Aren't We All Drunken Monkeys?

Sunday, February 16, 2014

Zippy Monkey by Philip Hay
"There is no quality in this world that is not what it is merely by contrast. Nothing exists in itself." - Herman Melville


It's February. The new year's buzz has dialed down. I'm sitting here observing shadows dancing from swaying trees. Memories sit at the background of my mind. I love abandoned buildings for the nostalgia they represent. They used to be new and shiny too.

There's one just beside our house. It used to be the home for a family of four and their precious dog. Now it sits like a tomb. A ghost of a building with tall grass that rustles to the beating of the wind.

My two guarded cats catch a whiff of something and when their ears perked up and their eyes glistened, I imagine them seeing something I could not; a slither of a snake or worse, a ghost. The idea of a ghost is always scary than it is. I love spooking myself up.

The wind keeps blowing maniacally and at the distance, occasional fireworks paint the night sky bright. The sound is ridiculous and I dream of a time when fireworks cease to exist.
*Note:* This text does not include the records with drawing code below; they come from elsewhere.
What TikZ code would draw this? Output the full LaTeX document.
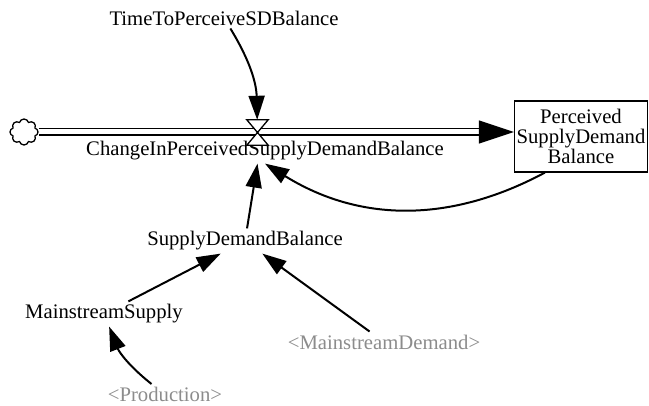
\documentclass[tikz,border=0pt]{standalone}
\usepackage{fontspec}
\setmainfont{Liberation Serif}
\usetikzlibrary{arrows.meta,shapes.symbols}
\tikzstyle{every node}=[font=\fontsize{20.7}{20}\selectfont]
\tikzstyle{var}=[inner sep=3pt]
\tikzstyle{shadow}=[var,
                    text=black!45]
\tikzstyle{stock}=[rectangle,
                   draw,
                   line width=1.2pt,
                   inner sep=2pt,
                   minimum width=133pt,
                   minimum height=71pt,
                   align=center]
\tikzstyle{source}=[cloud,
                    draw,
                    cloud puffs=8,
                    aspect=1.1,
                    line width=1.3pt,
                    minimum width=28pt,
                    minimum height=26pt,
                    inner sep=0pt]
\tikzstyle{pipe}=[double,
                  double distance=5pt,
                  line width=1.4pt]
\tikzstyle{link}=[->,
                  line width=2pt]

\begin{document}
\begin{tikzpicture}[x=1pt,y=-1pt,>={Triangle[length=24pt,width=16pt]}]
\useasboundingbox (0,0) rectangle (649,406);
\node (Cloud)  [source] at (24,132) {};
\node (Box)    [stock] at (581,136.5) {Perceived\\SupplyDemand\\Balance};
\node (Valve)  [minimum width=21pt,minimum height=25pt,inner sep=0pt] at (257.5,132.5) {};
\node (Change) [var] at (265,151) {ChangeInPerceivedSupplyDemandBalance};
\node (Time)   [var] at (224,18) {TimeToPerceiveSDBalance};
\node (SDB)    [var] at (245,241) {SupplyDemandBalance};
\node (MS)     [var] at (104,314) {MainstreamSupply};
\node (MD)     [shadow] at (384,342) {<MainstreamDemand>};
\node (Prod)   [shadow] at (165,394.5) {<Production>};
% flow
\draw[pipe,-{Triangle[length=35pt,width=23pt]}] (Cloud) -- (Cloud -| Box.west);
\draw[line width=1.3pt,fill=white] (Valve.north west) -- (Valve.north east)
  -- (Valve.south west) -- (Valve.south east) -- cycle;
% links
\draw[link] (Time) to[bend left=15] (Valve);
\draw[link] (Box.225) to[bend left=30] (Change.south);
\draw[link] (SDB) -- (Valve |- Change.south);
\draw[link] (MS) -- (SDB);
\draw[link] (MD) -- (SDB);
\draw[link] (Prod) to[bend left=15] (MS);
\end{tikzpicture}
\end{document}
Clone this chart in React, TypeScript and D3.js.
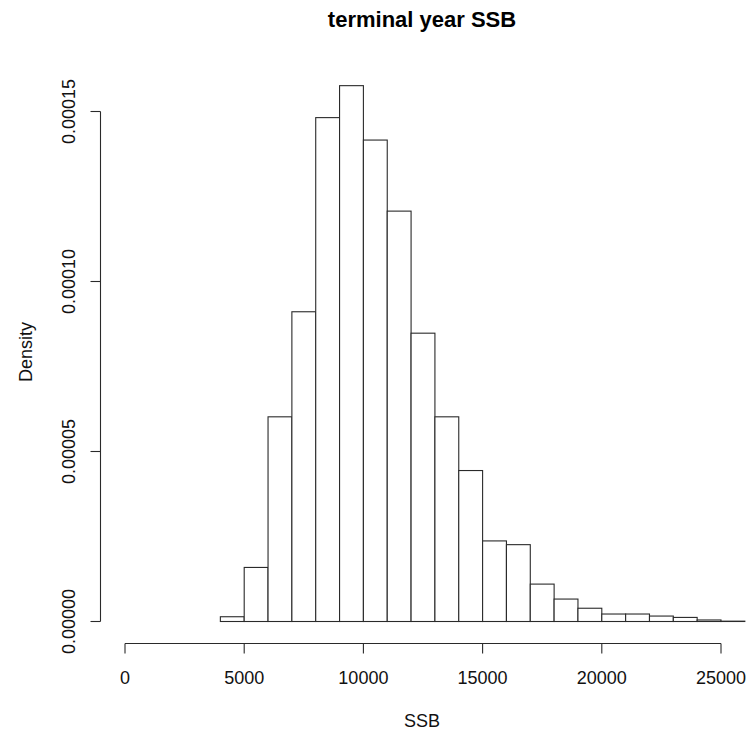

What is the so fun about fiery explosions in the sky that kills random birds and scares cats, babies and old ladies.

It's a weird thing, this thing, we have for fireworks. Afar with the sound muffled by distance, they're alright, I guess. But that's selfish. Closer to it, when caught off guard, I'll be the one to throw curses, pray no birds get harmed and hide my cats. Do prayers help the birds that do get hit by the explosion? Nope.

Anyway, life on the outskirt of a sleepy town is ripe for observing little occurrences. In big cities where noise is the background, fireworks must seem like a musical highlight to the numbed ears of some.

Anyway, what in the world was I getting at? I'd meant to say that I like the soul-quivering deep quiet. Far from the man-made ear insults, it's easy to catch the creaks that usually get swallowed up. The bullshit that parades as good stuff. The lies that people tell themselves when they're out to impress.

This place has reached a point, where it is old and dusty. I remember the newness it once glowed with. The red soil that begged for greenery. This used to be a mountain amidst mountains in all its glory, intact and all green.

Now, it's organized green dotted with houses. Memories serve to remind that how it is isn't how it was. The contrast accentuated by the past makes me realize how subjective our individual's perception is. Same environment, different stories.

As a child, I was the sensitive one. Every child by different degrees, is like that. As we grow, we become accustomed to illusions sprinkled upon us by the way of the world.

Well yes, philosophizing isn't as charming when you're dirt poor, relying on kind gestures of perfect strangers for food to lace your starving acidic stomachs.

When your shirt's a hand-me-down, torn and stretched up and your face is giddy from playing in the sun, catching insects and stalking butterflies, all you know is the divine feeling of being alive and that nothing hurts. And then, time speeds up and we grow up.

And we start to want certain things.

Society is built on a battleground of physical bodies and bloated egos, trying the hardest to get a gobble on a sorry piece of that skinny pie. Happiness becomes something foreign and instead of being within us, it has to be pursued as some consolation prize after whatever deal is sealed.

Everybody wants the new and the shiny. The glittery and the majestic.

This idea is plenty old and rustic.

Happiness, viewed as a target, is forever tired and elusive just like the desire to avoid misery. Resist and submit. Conform and rebel. Believe and doubt. Adore and abhor.

We're always swinging on this circus pole like drunken monkeys. And even when we recognize the holy duality that throbs at the center of things, we never stop being drunks. Our flesh pulls us back into this buffoonery.